Menteur, Abraham !
Un rien m’amuse, car je suis un homme simple. Même si certains estiment que je ne m’exprime pas assez simplement. Ceux-là n’ont qu’à lire Nabokov, ils comprendront peut-être qu’on peut se divertir un peu et donner de temps en temps un coup de pied dans la fourmilière sans avoir à se préoccuper de ce qu’en pensent les pisse-vinaigre : écouter et suivre les avis des critiques, erreur fatale.
Le dernier détail qui m’amuse dans la Bible, avant que j’en déniche un autre, c’est ce qui est arrivé à ce pauvre Abraham, celui-là même que Dieu, selon l’Ancien testament, avait choisi comme héritier spirituel, après Moïse. Ainsi, au chapitre 20 de la Genèse, il est rapporté que ledit Abraham, l’oncle du fameux Loth qui dormait si bien, est parti s’établir dans le sud, à Guérar, en compagnie de sa femme Sara, en la faisant passer pour sa sœur. Or « Abimélec, roi de Guérar, fit enlever Sara », mais, avant qu’il ait eu le temps de lui infliger les derniers outrages, « Dieu lui apparut en songe » (verset 3) pour lui révéler que Sara était mariée, et qu’il allait donc mourir pour ce crime !
Bien sûr, Abimélec se défend, sur le mode Je-ne-savais-rien-de-tout-ça, ce qui était parfaitement vrai. Abraham « ne m’a-t-il pas dit “C’est ma sœur ?” et elle-même n’a-t-elle pas dit “C’est mon frère” ? J’ai agi avec un cœur pur et avec des mains innocentes » (versets 4 et 5).
Sur quoi, verset 6, Dieu admet qu’Abimélec n’a rien à se reprocher, donc lève la punition envisagée, ce qui prouve bien une fois de plus qu’il sait tout et ne se trompe jamais. On apprendra un peu plus loin que Sara était en fait la femme mais aussi la demi-sœur d’Abraham.
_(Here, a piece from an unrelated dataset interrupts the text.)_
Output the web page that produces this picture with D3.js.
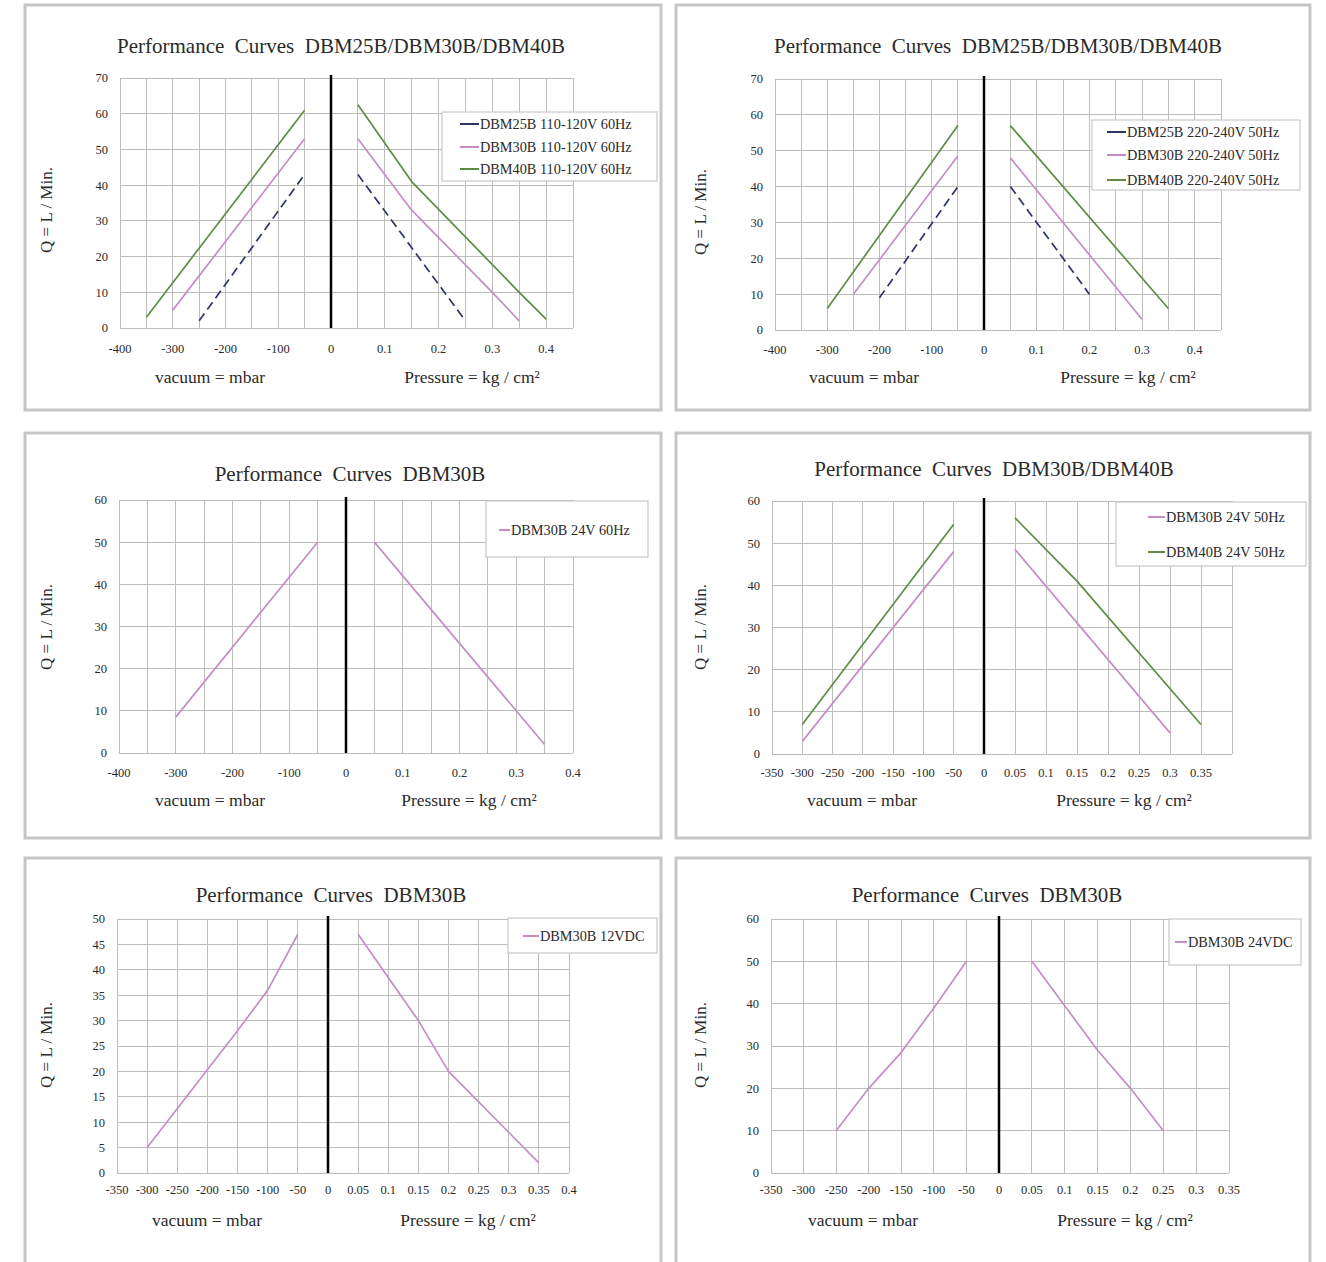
<!DOCTYPE html>
<html><head><meta charset="utf-8">
<script src="https://cdn.jsdelivr.net/npm/d3@7"></script>
<style>
body{margin:0;background:#fff}
svg{display:block}
text{font-family:"Liberation Serif","Times New Roman",serif;fill:#2a2a2a}
</style>
</head><body>
<svg id="c" width="1326" height="1262"></svg>
<script>
// ---------------- DATA ----------------
const panelTitles = [
  "Performance  Curves  DBM25B/DBM30B/DBM40B",
  "Performance  Curves  DBM25B/DBM30B/DBM40B",
  "Performance  Curves  DBM30B",
  "Performance  Curves  DBM30B/DBM40B",
  "Performance  Curves  DBM30B",
  "Performance  Curves  DBM30B"
];
const yMaxes = [70, 70, 60, 60, 50, 60];
const yTickSteps = [10, 10, 10, 10, 5, 10];
const vacuumMins = [-400, -400, -400, -350, -350, -350];
const pressureMaxes = [0.45, 0.45, 0.4, 0.4, 0.4, 0.35];
const vacuumTickLabels = [
  [-400, -300, -200, -100],
  [-400, -300, -200, -100],
  [-400, -300, -200, -100],
  [-350, -300, -250, -200, -150, -100, -50],
  [-350, -300, -250, -200, -150, -100, -50],
  [-350, -300, -250, -200, -150, -100, -50]
];
const pressureTickLabels = [
  [0.1, 0.2, 0.3, 0.4],
  [0.1, 0.2, 0.3, 0.4],
  [0.1, 0.2, 0.3, 0.4],
  [0.05, 0.1, 0.15, 0.2, 0.25, 0.3, 0.35],
  [0.05, 0.1, 0.15, 0.2, 0.25, 0.3, 0.35, 0.4],
  [0.05, 0.1, 0.15, 0.2, 0.25, 0.3, 0.35]
];
const vacuumTitle = "vacuum = mbar";
const pressureTitle = "Pressure = kg / cm\u00B2";
const yTitle = "Q = L / Min.";

// Panel 1: 110-120V 60Hz
const dbm25_60Hz_vacuum   = [[-250, 2], [-50, 43]];
const dbm25_60Hz_pressure = [[0.05, 43], [0.25, 2]];
const dbm30_60Hz_vacuum   = [[-300, 5], [-50, 53]];
const dbm30_60Hz_pressure = [[0.05, 53], [0.15, 33], [0.3, 10], [0.35, 2]];
const dbm40_60Hz_vacuum   = [[-350, 3], [-50, 61]];
const dbm40_60Hz_pressure = [[0.05, 62.5], [0.15, 41], [0.35, 10], [0.4, 2.5]];
// Panel 2: 220-240V 50Hz
const dbm25_50Hz_vacuum   = [[-200, 9], [-50, 40]];
const dbm25_50Hz_pressure = [[0.05, 40], [0.2, 10]];
const dbm30_50Hz_vacuum   = [[-250, 10], [-50, 48.5]];
const dbm30_50Hz_pressure = [[0.05, 48], [0.3, 3]];
const dbm40_50Hz_vacuum   = [[-300, 6], [-50, 57]];
const dbm40_50Hz_pressure = [[0.05, 57], [0.35, 6]];
// Panel 3: DBM30B 24V 60Hz
const dbm30_24V60_vacuum   = [[-300, 8.5], [-50, 50]];
const dbm30_24V60_pressure = [[0.05, 50], [0.35, 2]];
// Panel 4: 24V 50Hz
const dbm30_24V50_vacuum   = [[-300, 3], [-50, 48]];
const dbm30_24V50_pressure = [[0.05, 48.5], [0.3, 5]];
const dbm40_24V50_vacuum   = [[-300, 7], [-50, 54.5]];
const dbm40_24V50_pressure = [[0.05, 56], [0.15, 41], [0.35, 7]];
// Panel 5: DBM30B 12VDC
const dbm30_12VDC_vacuum   = [[-300, 5], [-150, 28], [-100, 36], [-50, 47]];
const dbm30_12VDC_pressure = [[0.05, 47], [0.1, 38.5], [0.15, 30], [0.2, 20], [0.35, 2]];
// Panel 6: DBM30B 24VDC
const dbm30_24VDC_vacuum   = [[-250, 10], [-200, 20], [-150, 28.5], [-100, 39], [-50, 50]];
const dbm30_24VDC_pressure = [[0.05, 50], [0.1, 39.5], [0.15, 29], [0.2, 20], [0.25, 10]];

const seriesNames = [
  ["DBM25B 110-120V 60Hz", "DBM30B 110-120V 60Hz", "DBM40B 110-120V 60Hz"],
  ["DBM25B 220-240V 50Hz", "DBM30B 220-240V 50Hz", "DBM40B 220-240V 50Hz"],
  ["DBM30B 24V 60Hz"],
  ["DBM30B 24V 50Hz", "DBM40B 24V 50Hz"],
  ["DBM30B 12VDC"],
  ["DBM30B 24VDC"]
];
const seriesVacuum = [
  [dbm25_60Hz_vacuum, dbm30_60Hz_vacuum, dbm40_60Hz_vacuum],
  [dbm25_50Hz_vacuum, dbm30_50Hz_vacuum, dbm40_50Hz_vacuum],
  [dbm30_24V60_vacuum],
  [dbm30_24V50_vacuum, dbm40_24V50_vacuum],
  [dbm30_12VDC_vacuum],
  [dbm30_24VDC_vacuum]
];
const seriesPressure = [
  [dbm25_60Hz_pressure, dbm30_60Hz_pressure, dbm40_60Hz_pressure],
  [dbm25_50Hz_pressure, dbm30_50Hz_pressure, dbm40_50Hz_pressure],
  [dbm30_24V60_pressure],
  [dbm30_24V50_pressure, dbm40_24V50_pressure],
  [dbm30_12VDC_pressure],
  [dbm30_24VDC_pressure]
];
const seriesModels = [
  ["DBM25B", "DBM30B", "DBM40B"],
  ["DBM25B", "DBM30B", "DBM40B"],
  ["DBM30B"],
  ["DBM30B", "DBM40B"],
  ["DBM30B"],
  ["DBM30B"]
];

// ---------------- STYLE / LAYOUT ----------------
const modelStyle = {
  DBM25B: {color: "#2d3566", dash: "9,5"},
  DBM30B: {color: "#c78cc8", dash: null},
  DBM40B: {color: "#5e8c45", dash: null}
};
const layout = [
  {box:[25,5,636,405], left:120, center:331, right:573, top:78, bottom:328,
   title:[341,46], tickY:349, axisY:377, vacX:210, presX:472, yTitle:[46,210],
   legend:{x:442, y:112, w:215, h:69, rows:[124,147,169], lx1:460, lx2:479}},
  {box:[676,5,634,405], left:775, center:984, right:1221, top:79, bottom:330,
   title:[998,46], tickY:350, axisY:377, vacX:864, presX:1128, yTitle:[700,212],
   legend:{x:1092, y:120, w:208, h:70, rows:[132,155,180], lx1:1107, lx2:1126}},
  {box:[25,433,636,405], left:119, center:346, right:573, top:500, bottom:753,
   title:[350,474], tickY:773, axisY:800, vacX:210, presX:469, yTitle:[46,627],
   legend:{x:486, y:501, w:162, h:56, rows:[530], lx1:499, lx2:510}},
  {box:[676,433,634,405], left:772, center:984, right:1232, top:501, bottom:754,
   title:[994,469], tickY:773, axisY:800, vacX:862, presX:1124, yTitle:[700,627],
   legend:{x:1116, y:502, w:190, h:64, rows:[517,552], lx1:1148, lx2:1165}},
  {box:[25,858,636,420], left:117, center:328, right:569, top:919, bottom:1173,
   title:[331,895], tickY:1190, axisY:1220, vacX:207, presX:468, yTitle:[46,1045],
   legend:{x:508, y:918, w:149, h:35, rows:[936], lx1:523, lx2:539}},
  {box:[676,858,634,420], left:771, center:999, right:1229, top:919, bottom:1173,
   title:[987,895], tickY:1190, axisY:1220, vacX:863, presX:1125, yTitle:[700,1045],
   legend:{x:1169, y:919, w:132, h:46, rows:[942], lx1:1175, lx2:1187}}
];

// ---------------- DRAW ----------------
const svg = d3.select("#c");
svg.append("rect").attr("width",1326).attr("height",1262).attr("fill","#fff");
const fmtP = p => String(+p.toFixed(2));

layout.forEach((L, i) => {
  const g = svg.append("g");
  g.append("rect").attr("x",L.box[0]).attr("y",L.box[1]).attr("width",L.box[2]).attr("height",L.box[3])
    .attr("fill","#fff").attr("stroke","#c6c6c6").attr("stroke-width",3);

  const vac = d3.scaleLinear().domain([vacuumMins[i], 0]).range([L.left, L.center]);
  const pres = d3.scaleLinear().domain([0, pressureMaxes[i]]).range([L.center, L.right]);
  const y = d3.scaleLinear().domain([0, yMaxes[i]]).range([L.bottom, L.top]);

  const grid = g.append("g").attr("stroke","#bdbdbd").attr("stroke-width",1).attr("shape-rendering","crispEdges");
  const yTicks = d3.range(0, yMaxes[i] + 1e-9, yTickSteps[i]);
  yTicks.forEach(t => grid.append("line").attr("x1",L.left).attr("x2",L.right).attr("y1",y(t)).attr("y2",y(t)));
  d3.range(vacuumMins[i], 0, 50).forEach(v => grid.append("line").attr("x1",vac(v)).attr("x2",vac(v)).attr("y1",L.top).attr("y2",L.bottom));
  d3.range(1, Math.round(pressureMaxes[i]/0.05) + 1).map(k => k*0.05).forEach(p =>
    grid.append("line").attr("x1",pres(p)).attr("x2",pres(p)).attr("y1",L.top).attr("y2",L.bottom));

  g.append("text").attr("x",L.title[0]).attr("y",L.title[1]).attr("dy","0.35em")
    .attr("text-anchor","middle").attr("font-size",21).style("white-space","pre").text(panelTitles[i]);

  yTicks.forEach(t => g.append("text").attr("x",L.left-12).attr("y",y(t)).attr("dy","0.35em")
    .attr("text-anchor","end").attr("font-size",12.5).text(t));
  const xLabels = vacuumTickLabels[i].map(v => ({x: vac(v), t: String(v)}))
    .concat([{x: L.center, t: "0"}])
    .concat(pressureTickLabels[i].map(p => ({x: pres(p), t: fmtP(p)})));
  xLabels.forEach(d => g.append("text").attr("x",d.x).attr("y",L.tickY).attr("dy","0.35em")
    .attr("text-anchor","middle").attr("font-size",12.5).text(d.t));

  g.append("text").attr("x",L.vacX).attr("y",L.axisY).attr("dy","0.35em").attr("text-anchor","middle")
    .attr("font-size",17.5).text(vacuumTitle);
  g.append("text").attr("x",L.presX).attr("y",L.axisY).attr("dy","0.35em").attr("text-anchor","middle")
    .attr("font-size",17.5).text(pressureTitle);
  g.append("text").attr("transform",`translate(${L.yTitle[0]},${L.yTitle[1]}) rotate(-90)`)
    .attr("dy","0.35em").attr("text-anchor","middle").attr("font-size",17).text(yTitle);

  const lineV = d3.line().x(d => vac(d[0])).y(d => y(d[1]));
  const lineP = d3.line().x(d => pres(d[0])).y(d => y(d[1]));
  seriesModels[i].forEach((m, k) => {
    const st = modelStyle[m];
    [[lineV, seriesVacuum[i][k]], [lineP, seriesPressure[i][k]]].forEach(([gen, data]) => {
      g.append("path").attr("d", gen(data)).attr("fill","none").attr("stroke",st.color)
        .attr("stroke-width",1.7).attr("stroke-dasharray",st.dash).attr("stroke-linejoin","round");
    });
  });

  g.append("line").attr("x1",L.center).attr("x2",L.center).attr("y1",L.top-3).attr("y2",L.bottom)
    .attr("stroke","#000").attr("stroke-width",2.5);

  const lg = L.legend;
  g.append("rect").attr("x",lg.x).attr("y",lg.y).attr("width",lg.w).attr("height",lg.h)
    .attr("fill","#fff").attr("stroke","#c8c8c8").attr("stroke-width",1.2);
  seriesNames[i].forEach((name, k) => {
    const st = modelStyle[seriesModels[i][k]];
    const ry = lg.rows[k];
    g.append("line").attr("x1",lg.lx1).attr("x2",lg.lx2).attr("y1",ry).attr("y2",ry)
      .attr("stroke", st.color).attr("stroke-width",2);
    g.append("text").attr("x",lg.lx2+1).attr("y",ry).attr("dy","0.35em").attr("font-size",14.3)
      .attr("fill","#444").text(name);
  });
});
</script>
</body></html>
Mais ce qui m’intéresse dans cette anecdote, c’est, une fois de plus, la manière dont les femmes sont considérées dans la Bible. Ainsi, un homme peut enlever et posséder une femme si elle n’est pas mariée, sans aucunement lui demander son avis. Et Dieu approuve ces mœurs de sauvage.